Two other voices with smaller platforms but more diversity in terms of the age of their audience blurring the lies between left and right ‘populisms’ at present are comedian Jimmy Dore and reporter Glenn Greenwald.

While I used to sometimes enjoy the former’s rage fueled rants when he was on TYT and a Trump presidency still seemed unlikely, what’s happened with Greenwald, who I’ve been reading since he was at Salon.com in the aughts, hurts a lot more and I’m not the only one to say so.

Recently, Chelsea Manning made her feelings known about someone who she used to see as a close friend publicly on Twitter, “Glenn Greenwald, I don’t have $10,000 right now but if I get it I want to send it back to you from a donation you once did. I can’t deal with this anymore. I’m terrified of you and everything you do. You’re greedy, unprincipled, and I’m embarrassed for ever considering you a friend.”

Since leaving the outlet he co-founded, The Intercept, seemingly because he doesn’t like being edited, and moving to Substack, Greenwald, who always had a libertarian streak, has made himself available to rightwing talkers, especially Tucker Carlson, obviously hoping to grow his subscriber base by being the kind of ‘leftist’ who joins with the right in saying progressives simply go too far, especially in terms of so-called ‘woke’ politics.

In a widely covered video interview for the Daily Caller during the spring, Greenwald took this argument to a strange conclusion, saying, “I would describe a lot of people on the right as being socialist. I would consider Steve Bannon as socialist. I would consider the 2016 iteration of Donald Trump the candidate as socialist based on what he was saying. I would consider Tucker Carlson to be a socialist.” 

Jimmy Dore has been even more explicit in publicly calling for the alliance between the left and populist right that Greenwald hints at. Another frequent Tucker Carlson guest, he has recently said this explicitly on his stream but it shouldn’t surprise us considering that he platformed the Boogaloo Bois without looking into the group’s clearly racist origins or accelerationist calls for a new civil war. 

Most of those who consider themselves on the progressive left instinctively understand that they are in an ideological battle with two powerful forces. The first is the donor driven politics of the center right that has ruled our lives for most of the last five decades enriching war mongering defense contractors, predatory financial interests and extractive industries that end and destroy lives. For real change to occur, most of us would prefer to fight these neoliberal forces but are confronted with an even bigger threat from reactionary nationalists in alliance with religious fundamentalists who want to turn back the clock to some glorious era that never existed except as a nightmare for women and those deemed not sufficiently ‘white’.

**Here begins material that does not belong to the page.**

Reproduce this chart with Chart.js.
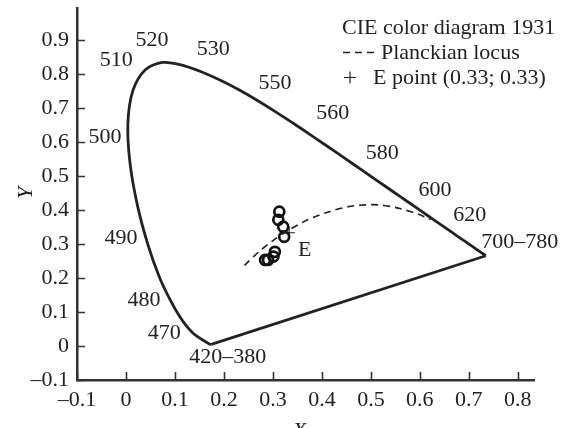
<!DOCTYPE html>
<html>
<head>
<meta charset="utf-8">
<script src="https://cdn.jsdelivr.net/npm/chart.js@4/dist/chart.umd.min.js"></script>
<style>
  html, body { margin: 0; padding: 0; background: #fff; }
</style>
</head>
<body>
<canvas id="chart" width="567" height="428"></canvas>
<script>
// spectral locus, CIE 1931 (wavelength nm -> x, y)
const locusNm = [380, 420, 430, 440, 450, 460, 465, 470, 475, 480, 485, 490, 495, 500, 505, 510, 515, 520, 525, 530,
                 535, 540, 545, 550, 555, 560, 565, 570, 575, 580, 585, 590, 595, 600, 610, 620, 630, 640, 650, 660, 680, 700, 780];
const locusX = [0.1741, 0.1714, 0.1689, 0.1644, 0.1566, 0.1440, 0.1355, 0.1241, 0.1096, 0.0913, 0.0687, 0.0454, 0.0235, 0.0082, 0.0039, 0.0139, 0.0389, 0.0743, 0.1142, 0.1547,
                0.1929, 0.2296, 0.2658, 0.3016, 0.3373, 0.3731, 0.4087, 0.4441, 0.4788, 0.5125, 0.5448, 0.5752, 0.6029, 0.6270, 0.6658, 0.6915, 0.7079, 0.7190, 0.7260, 0.7300, 0.7334, 0.7347, 0.7347];
const locusY = [0.0050, 0.0051, 0.0069, 0.0109, 0.0177, 0.0297, 0.0399, 0.0578, 0.0868, 0.1327, 0.2007, 0.2950, 0.4127, 0.5384, 0.6548, 0.7502, 0.8120, 0.8338, 0.8262, 0.8059,
                0.7816, 0.7543, 0.7243, 0.6923, 0.6589, 0.6245, 0.5896, 0.5547, 0.5202, 0.4866, 0.4544, 0.4242, 0.3965, 0.3725, 0.3340, 0.3083, 0.2920, 0.2809, 0.2740, 0.2700, 0.2666, 0.2653, 0.2653];

// Planckian locus (high T -> low T)
const planckX = [0.2420, 0.2565, 0.2637, 0.2807, 0.2952, 0.3135, 0.3451, 0.3805, 0.4369, 0.4770, 0.5267, 0.5857, 0.6220];
const planckY = [0.2370, 0.2577, 0.2674, 0.2884, 0.3048, 0.3237, 0.3516, 0.3768, 0.4041, 0.4137, 0.4133, 0.3931, 0.3720];

// measured points (circles)
const sampleX = [0.313, 0.311, 0.321, 0.323, 0.304, 0.301, 0.290, 0.284];
const sampleY = [0.395, 0.371, 0.351, 0.321, 0.277, 0.263, 0.253, 0.253];

// equal energy point
const ePointX = [0.333];
const ePointY = [0.333];

const xTicks = [-0.1, 0, 0.1, 0.2, 0.3, 0.4, 0.5, 0.6, 0.7, 0.8];
const yTicks = [-0.1, 0, 0.1, 0.2, 0.3, 0.4, 0.5, 0.6, 0.7, 0.8, 0.9];

// wavelength annotations, anchored in data units
const waveLabels = ['520', '530', '510', '550', '560', '500', '580', '600', '620', '700–780', '490', '480', '470', '420–380', 'E'];
const waveLabelX = [0.053, 0.178, -0.020, 0.304, 0.422, -0.043, 0.523, 0.631, 0.702, 0.804, -0.010, 0.037, 0.078, 0.208, 0.365];
const waveLabelY = [0.900, 0.874, 0.841, 0.774, 0.685, 0.615, 0.568, 0.459, 0.385, 0.306, 0.318, 0.135, 0.038, -0.034, 0.282];

const FONT = '"Liberation Serif", "Times New Roman", serif';
const INK = '#222';

function pts(xs, ys) {
    return xs.map((x, i) => ({x: x, y: ys[i]}));
}

function tickText(v) {
    if (Math.abs(v) < 1e-9) return '0';
    return (v < 0 ? '–' : '') + Math.abs(v).toFixed(1);
}

const decorations = {
    id: 'decorations',
    afterDraw(chart) {
        const ctx = chart.ctx;
        const xs = chart.scales.x;
        const ys = chart.scales.y;
        const area = chart.chartArea;
        ctx.save();

        // inward ticks
        ctx.strokeStyle = '#333';
        ctx.lineWidth = 1.6;
        ctx.beginPath();
        xTicks.forEach(v => {
            const px = Math.round(xs.getPixelForValue(v)) + 0.5;
            ctx.moveTo(px, area.bottom);
            ctx.lineTo(px, area.bottom - 8);
        });
        yTicks.forEach(v => {
            const py = Math.round(ys.getPixelForValue(v)) + 0.5;
            ctx.moveTo(area.left, py);
            ctx.lineTo(area.left + 8, py);
        });
        ctx.stroke();

        // wavelength labels
        ctx.fillStyle = INK;
        ctx.font = '22px ' + FONT;
        ctx.textAlign = 'center';
        ctx.textBaseline = 'middle';
        waveLabels.forEach((t, i) => {
            ctx.fillText(t, xs.getPixelForValue(waveLabelX[i]), ys.getPixelForValue(waveLabelY[i]));
        });

        // legend
        ctx.textAlign = 'left';
        ctx.textBaseline = 'alphabetic';
        ctx.fillText('CIE color diagram 1931', 342, 34);
        ctx.fillText('Planckian locus', 381, 59);
        ctx.fillText('E point (0.33; 0.33)', 373, 84);
        ctx.strokeStyle = INK;
        ctx.lineWidth = 1.5;
        ctx.setLineDash([7, 5]);
        ctx.beginPath();
        ctx.moveTo(343, 52.5);
        ctx.lineTo(378, 52.5);
        ctx.stroke();
        ctx.setLineDash([]);
        ctx.lineWidth = 1.2;
        ctx.beginPath();
        ctx.moveTo(344, 77.5);
        ctx.lineTo(356, 77.5);
        ctx.moveTo(350, 71.5);
        ctx.lineTo(350, 83.5);
        ctx.stroke();

        // axis titles
        ctx.font = 'italic 22px ' + FONT;
        ctx.textAlign = 'center';
        ctx.fillText('X', (area.left + area.right) / 2 - 6, 437);
        ctx.translate(26, 193);
        ctx.rotate(-Math.PI / 2);
        ctx.textBaseline = 'middle';
        ctx.fillText('Y', 0, 0);
        ctx.restore();
    }
};

new Chart('chart', {
    type: 'scatter',
    data: {
        datasets: [{
            label: 'Spectral locus',
            data: pts(locusX, locusY),
            showLine: true,
            borderColor: INK,
            borderWidth: 2.8,
            pointRadius: 0,
            tension: 0.3
        }, {
            label: 'Line of purples',
            data: [{x: locusX[locusX.length - 1], y: locusY[locusY.length - 1]}, {x: locusX[0], y: locusY[0]}],
            showLine: true,
            borderColor: INK,
            borderWidth: 2.8,
            pointRadius: 0,
            tension: 0
        }, {
            label: 'Planckian locus',
            data: pts(planckX, planckY),
            showLine: true,
            borderColor: INK,
            borderWidth: 1.6,
            borderDash: [7, 5],
            pointRadius: 0,
            tension: 0.4
        }, {
            label: 'Samples',
            data: pts(sampleX, sampleY),
            showLine: false,
            pointStyle: 'circle',
            pointRadius: 5,
            borderColor: '#111',
            borderWidth: 2.7,
            backgroundColor: 'rgba(0,0,0,0)'
        }, {
            label: 'E point (0.33; 0.33)',
            data: pts(ePointX, ePointY),
            showLine: false,
            pointStyle: 'cross',
            pointRadius: 6,
            borderColor: INK,
            borderWidth: 1.2
        }]
    },
    options: {
        responsive: false,
        animation: false,
        layout: {padding: {top: 8, right: 33, left: 0, bottom: 0}},
        plugins: {
            legend: {display: false},
            tooltip: {enabled: false}
        },
        scales: {
            x: {
                type: 'linear',
                min: -0.1,
                max: 0.833,
                afterBuildTicks: s => { s.ticks = xTicks.map(v => ({value: v})); },
                afterFit: s => { s.height = 48; },
                grid: {display: false, drawTicks: false},
                border: {display: true, color: '#333', width: 2.5},
                ticks: {
                    padding: 7,
                    color: INK,
                    font: {family: FONT, size: 22},
                    maxRotation: 0,
                    autoSkip: false,
                    callback: v => tickText(v)
                }
            },
            y: {
                type: 'linear',
                min: -0.1,
                max: 0.994,
                afterBuildTicks: s => { s.ticks = yTicks.map(v => ({value: v})); },
                afterFit: s => { s.width = 77; s.paddingTop = 0; s.paddingBottom = 0; },
                grid: {display: false, drawTicks: false},
                border: {display: true, color: '#333', width: 2.5},
                ticks: {
                    padding: 8,
                    color: INK,
                    font: {family: FONT, size: 22},
                    autoSkip: false,
                    callback: v => tickText(v)
                }
            }
        }
    },
    plugins: [decorations]
});
</script>
</body>
</html>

Dore, Greenwald and Pool only want to fight the first group (and all too often delight in taking shots at the most exciting voices on the progressive left) and ignore or even play footsie with a reactionary fascist adjacent right. They prefer navel gazing to talking about policy issues that matter to working Americans like the end of the eviction moratorium and unemployment benefits of more than 7 million of the country’s citizens. They claim to be anti-imperialists but ignored the escalation of the drone war under Trump and the savagery inflicted on Yemen with his administration’s full support.

To understand why we need only follow the money.